PROBLEM DETAILS: Each line of the listing must be transcribed exactly, except for the images, which should be excluded.

DATASET EXCERPT:
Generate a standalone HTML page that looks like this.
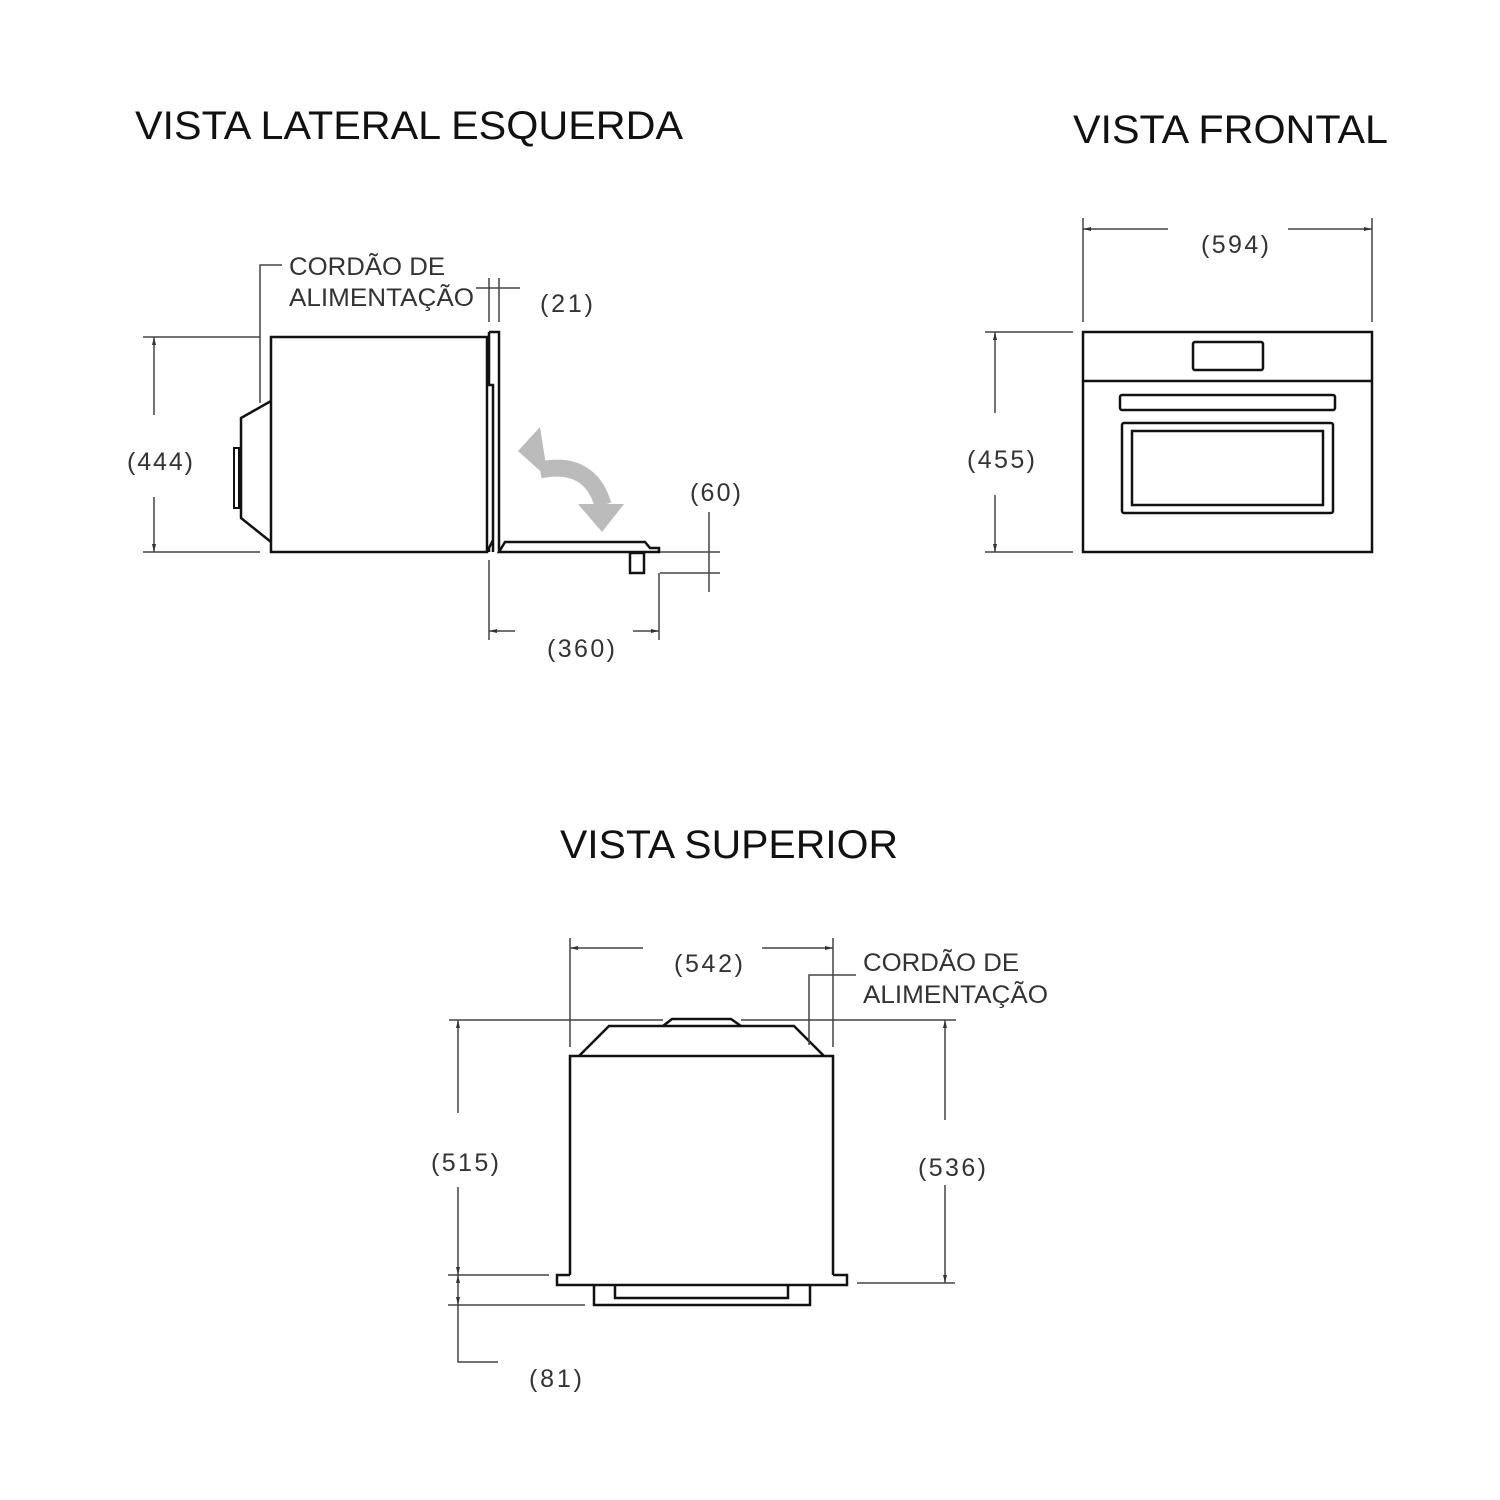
<!DOCTYPE html>
<html><head><meta charset="utf-8"><style>
html,body{margin:0;padding:0;background:#fff;}
svg{display:block;}
text{font-family:"Liberation Sans",sans-serif;fill:#222;}
.t{font-size:40px;fill:#111;}
.l{font-size:25px;fill:#333;}
</style></head><body>
<svg width="1500" height="1500" viewBox="0 0 1500 1500" xmlns="http://www.w3.org/2000/svg">
<defs>
<marker id="a" markerWidth="8" markerHeight="8" refX="8" refY="4" orient="auto-start-reverse" markerUnits="userSpaceOnUse"><path d="M0,2 L8,4 L0,6 Z" fill="#333"/></marker>
</defs>
<text class="t" x="135" y="139" textLength="548" lengthAdjust="spacingAndGlyphs">VISTA LATERAL ESQUERDA</text>
<text class="t" x="1073" y="143" textLength="315" lengthAdjust="spacingAndGlyphs">VISTA FRONTAL</text>
<text class="t" x="560" y="858" textLength="338" lengthAdjust="spacingAndGlyphs">VISTA SUPERIOR</text>

<!-- SIDE VIEW -->
<g fill="none" stroke="#111" stroke-width="2.5">
<rect x="271" y="337" width="216" height="215"/>
<polyline points="271,401 241,418 241,518 271,542"/>
<rect x="234" y="448" width="5" height="60" stroke-width="2"/>
<path d="M489,332 H499 V552 M489,332 V385 H493 V540 L489,548 V552 M493,385 V552"/>
<path d="M499,552 L505,542 H645 L650,548 H659 V552 Z"/>
<rect x="630" y="553" width="14" height="20"/>
</g>
<g fill="none" stroke="#444" stroke-width="1.5">
<path d="M282,265 H260 V403"/>
<path d="M143,337 H260 M143,552 H260"/>
<line x1="154" y1="337" x2="154" y2="415" marker-start="url(#a)"/>
<line x1="154" y1="497" x2="154" y2="552" marker-end="url(#a)"/>
<path d="M489,278 V322 M499,278 V322 M476,288 H520"/>
<path d="M709,512 V592 M660,552 H720 M660,573 H720 M659,573 V640 M489,560 V640"/>
<line x1="489" y1="631" x2="515" y2="631" marker-start="url(#a)"/>
<line x1="633" y1="631" x2="659" y2="631" marker-end="url(#a)"/>
</g>
<path d="M540,470 Q590,460 603,505" fill="none" stroke="#bbb" stroke-width="17"/>
<polygon points="518,451 540,427 548,478" fill="#bbb"/>
<polygon points="578,504 624,504 602,532" fill="#bbb"/>
<text class="l" x="289" y="275" textLength="156" lengthAdjust="spacingAndGlyphs">CORDÃO DE</text>
<text class="l" x="289" y="306" textLength="185" lengthAdjust="spacingAndGlyphs">ALIMENTAÇÃO</text>
<text class="l" x="540" y="312" textLength="53" lengthAdjust="spacing">(21)</text>
<text class="l" x="127" y="470" textLength="66" lengthAdjust="spacing">(444)</text>
<text class="l" x="690" y="501" textLength="51" lengthAdjust="spacing">(60)</text>
<text class="l" x="547" y="657" textLength="68" lengthAdjust="spacing">(360)</text>

<!-- FRONT VIEW -->
<g fill="none" stroke="#111" stroke-width="2.5">
<rect x="1083" y="332" width="289" height="220"/>
<line x1="1083" y1="381" x2="1372" y2="381"/>
<rect x="1193" y="342" width="70" height="28" rx="2"/>
<rect x="1120" y="395" width="215" height="15" rx="2"/>
<rect x="1122" y="423" width="211" height="90" rx="2"/>
<rect x="1132" y="431" width="191" height="74"/>
</g>
<g fill="none" stroke="#444" stroke-width="1.5">
<path d="M1083,218 V322 M1372,218 V322 M985,332 H1073 M985,552 H1073"/>
<line x1="1083" y1="229" x2="1168" y2="229" marker-start="url(#a)"/>
<line x1="1288" y1="229" x2="1372" y2="229" marker-end="url(#a)"/>
<line x1="995" y1="332" x2="995" y2="413" marker-start="url(#a)"/>
<line x1="995" y1="495" x2="995" y2="552" marker-end="url(#a)"/>
</g>
<text class="l" x="1201" y="253" textLength="68" lengthAdjust="spacing">(594)</text>
<text class="l" x="967" y="468" textLength="68" lengthAdjust="spacing">(455)</text>

<!-- TOP VIEW -->
<g fill="none" stroke="#111" stroke-width="2.5">
<path d="M570,1275 V1056 H833 V1275"/>
<polyline points="579,1056 609,1026 794,1026 824,1056"/>
<path d="M663,1026 L672,1019 H731 L741,1026"/>
<path d="M570,1275 H557 V1285 H847 V1275 H833"/>
<path d="M594,1285 V1305 H810 V1285 M615,1285 V1298 H788 V1285"/>
</g>
<g fill="none" stroke="#444" stroke-width="1.5">
<path d="M449,1020 H663 M741,1020 H956"/>
<path d="M570,938 V1047 M833,938 V1047"/>
<line x1="570" y1="948" x2="643" y2="948" marker-start="url(#a)"/>
<line x1="762" y1="948" x2="833" y2="948" marker-end="url(#a)"/>
<path d="M809,1045 V975 H856"/>
<path d="M448,1275 H549 M448,1305 H585 M458,1305 V1362 H498"/>
<line x1="458" y1="1020" x2="458" y2="1113" marker-start="url(#a)"/>
<line x1="458" y1="1187" x2="458" y2="1275" marker-end="url(#a)"/>
<line x1="458" y1="1275" x2="458" y2="1305" marker-start="url(#a)" marker-end="url(#a)"/>
<path d="M857,1283 H955"/>
<line x1="945" y1="1020" x2="945" y2="1120" marker-start="url(#a)"/>
<line x1="945" y1="1185" x2="945" y2="1283" marker-end="url(#a)"/>
</g>
<text class="l" x="674" y="972" textLength="69" lengthAdjust="spacing">(542)</text>
<text class="l" x="863" y="971" textLength="156" lengthAdjust="spacingAndGlyphs">CORDÃO DE</text>
<text class="l" x="863" y="1003" textLength="185" lengthAdjust="spacingAndGlyphs">ALIMENTAÇÃO</text>
<text class="l" x="431" y="1171" textLength="68" lengthAdjust="spacing">(515)</text>
<text class="l" x="918" y="1176" textLength="68" lengthAdjust="spacing">(536)</text>
<text class="l" x="529" y="1387" textLength="53" lengthAdjust="spacing">(81)</text>
</svg>
</body></html>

PROBLEM SOLUTION:
Generate a standalone HTML page that looks like this.
<!DOCTYPE html>
<html><head><meta charset="utf-8"><style>
html,body{margin:0;padding:0;background:#fff;}
svg{display:block;}
text{font-family:"Liberation Sans",sans-serif;fill:#222;}
.t{font-size:40px;fill:#111;}
.l{font-size:25px;fill:#333;}
</style></head><body>
<svg width="1500" height="1500" viewBox="0 0 1500 1500" xmlns="http://www.w3.org/2000/svg">
<defs>
<marker id="a" markerWidth="8" markerHeight="8" refX="8" refY="4" orient="auto-start-reverse" markerUnits="userSpaceOnUse"><path d="M0,2 L8,4 L0,6 Z" fill="#333"/></marker>
</defs>
<text class="t" x="135" y="139" textLength="548" lengthAdjust="spacingAndGlyphs">VISTA LATERAL ESQUERDA</text>
<text class="t" x="1073" y="143" textLength="315" lengthAdjust="spacingAndGlyphs">VISTA FRONTAL</text>
<text class="t" x="560" y="858" textLength="338" lengthAdjust="spacingAndGlyphs">VISTA SUPERIOR</text>

<!-- SIDE VIEW -->
<g fill="none" stroke="#111" stroke-width="2.5">
<rect x="271" y="337" width="216" height="215"/>
<polyline points="271,401 241,418 241,518 271,542"/>
<rect x="234" y="448" width="5" height="60" stroke-width="2"/>
<path d="M489,332 H499 V552 M489,332 V385 H493 V540 L489,548 V552 M493,385 V552"/>
<path d="M499,552 L505,542 H645 L650,548 H659 V552 Z"/>
<rect x="630" y="553" width="14" height="20"/>
</g>
<g fill="none" stroke="#444" stroke-width="1.5">
<path d="M282,265 H260 V403"/>
<path d="M143,337 H260 M143,552 H260"/>
<line x1="154" y1="337" x2="154" y2="415" marker-start="url(#a)"/>
<line x1="154" y1="497" x2="154" y2="552" marker-end="url(#a)"/>
<path d="M489,278 V322 M499,278 V322 M476,288 H520"/>
<path d="M709,512 V592 M660,552 H720 M660,573 H720 M659,573 V640 M489,560 V640"/>
<line x1="489" y1="631" x2="515" y2="631" marker-start="url(#a)"/>
<line x1="633" y1="631" x2="659" y2="631" marker-end="url(#a)"/>
</g>
<path d="M540,470 Q590,460 603,505" fill="none" stroke="#bbb" stroke-width="17"/>
<polygon points="518,451 540,427 548,478" fill="#bbb"/>
<polygon points="578,504 624,504 602,532" fill="#bbb"/>
<text class="l" x="289" y="275" textLength="156" lengthAdjust="spacingAndGlyphs">CORDÃO DE</text>
<text class="l" x="289" y="306" textLength="185" lengthAdjust="spacingAndGlyphs">ALIMENTAÇÃO</text>
<text class="l" x="540" y="312" textLength="53" lengthAdjust="spacing">(21)</text>
<text class="l" x="127" y="470" textLength="66" lengthAdjust="spacing">(444)</text>
<text class="l" x="690" y="501" textLength="51" lengthAdjust="spacing">(60)</text>
<text class="l" x="547" y="657" textLength="68" lengthAdjust="spacing">(360)</text>

<!-- FRONT VIEW -->
<g fill="none" stroke="#111" stroke-width="2.5">
<rect x="1083" y="332" width="289" height="220"/>
<line x1="1083" y1="381" x2="1372" y2="381"/>
<rect x="1193" y="342" width="70" height="28" rx="2"/>
<rect x="1120" y="395" width="215" height="15" rx="2"/>
<rect x="1122" y="423" width="211" height="90" rx="2"/>
<rect x="1132" y="431" width="191" height="74"/>
</g>
<g fill="none" stroke="#444" stroke-width="1.5">
<path d="M1083,218 V322 M1372,218 V322 M985,332 H1073 M985,552 H1073"/>
<line x1="1083" y1="229" x2="1168" y2="229" marker-start="url(#a)"/>
<line x1="1288" y1="229" x2="1372" y2="229" marker-end="url(#a)"/>
<line x1="995" y1="332" x2="995" y2="413" marker-start="url(#a)"/>
<line x1="995" y1="495" x2="995" y2="552" marker-end="url(#a)"/>
</g>
<text class="l" x="1201" y="253" textLength="68" lengthAdjust="spacing">(594)</text>
<text class="l" x="967" y="468" textLength="68" lengthAdjust="spacing">(455)</text>

<!-- TOP VIEW -->
<g fill="none" stroke="#111" stroke-width="2.5">
<path d="M570,1275 V1056 H833 V1275"/>
<polyline points="579,1056 609,1026 794,1026 824,1056"/>
<path d="M663,1026 L672,1019 H731 L741,1026"/>
<path d="M570,1275 H557 V1285 H847 V1275 H833"/>
<path d="M594,1285 V1305 H810 V1285 M615,1285 V1298 H788 V1285"/>
</g>
<g fill="none" stroke="#444" stroke-width="1.5">
<path d="M449,1020 H663 M741,1020 H956"/>
<path d="M570,938 V1047 M833,938 V1047"/>
<line x1="570" y1="948" x2="643" y2="948" marker-start="url(#a)"/>
<line x1="762" y1="948" x2="833" y2="948" marker-end="url(#a)"/>
<path d="M809,1045 V975 H856"/>
<path d="M448,1275 H549 M448,1305 H585 M458,1305 V1362 H498"/>
<line x1="458" y1="1020" x2="458" y2="1113" marker-start="url(#a)"/>
<line x1="458" y1="1187" x2="458" y2="1275" marker-end="url(#a)"/>
<line x1="458" y1="1275" x2="458" y2="1305" marker-start="url(#a)" marker-end="url(#a)"/>
<path d="M857,1283 H955"/>
<line x1="945" y1="1020" x2="945" y2="1120" marker-start="url(#a)"/>
<line x1="945" y1="1185" x2="945" y2="1283" marker-end="url(#a)"/>
</g>
<text class="l" x="674" y="972" textLength="69" lengthAdjust="spacing">(542)</text>
<text class="l" x="863" y="971" textLength="156" lengthAdjust="spacingAndGlyphs">CORDÃO DE</text>
<text class="l" x="863" y="1003" textLength="185" lengthAdjust="spacingAndGlyphs">ALIMENTAÇÃO</text>
<text class="l" x="431" y="1171" textLength="68" lengthAdjust="spacing">(515)</text>
<text class="l" x="918" y="1176" textLength="68" lengthAdjust="spacing">(536)</text>
<text class="l" x="529" y="1387" textLength="53" lengthAdjust="spacing">(81)</text>
</svg>
</body></html>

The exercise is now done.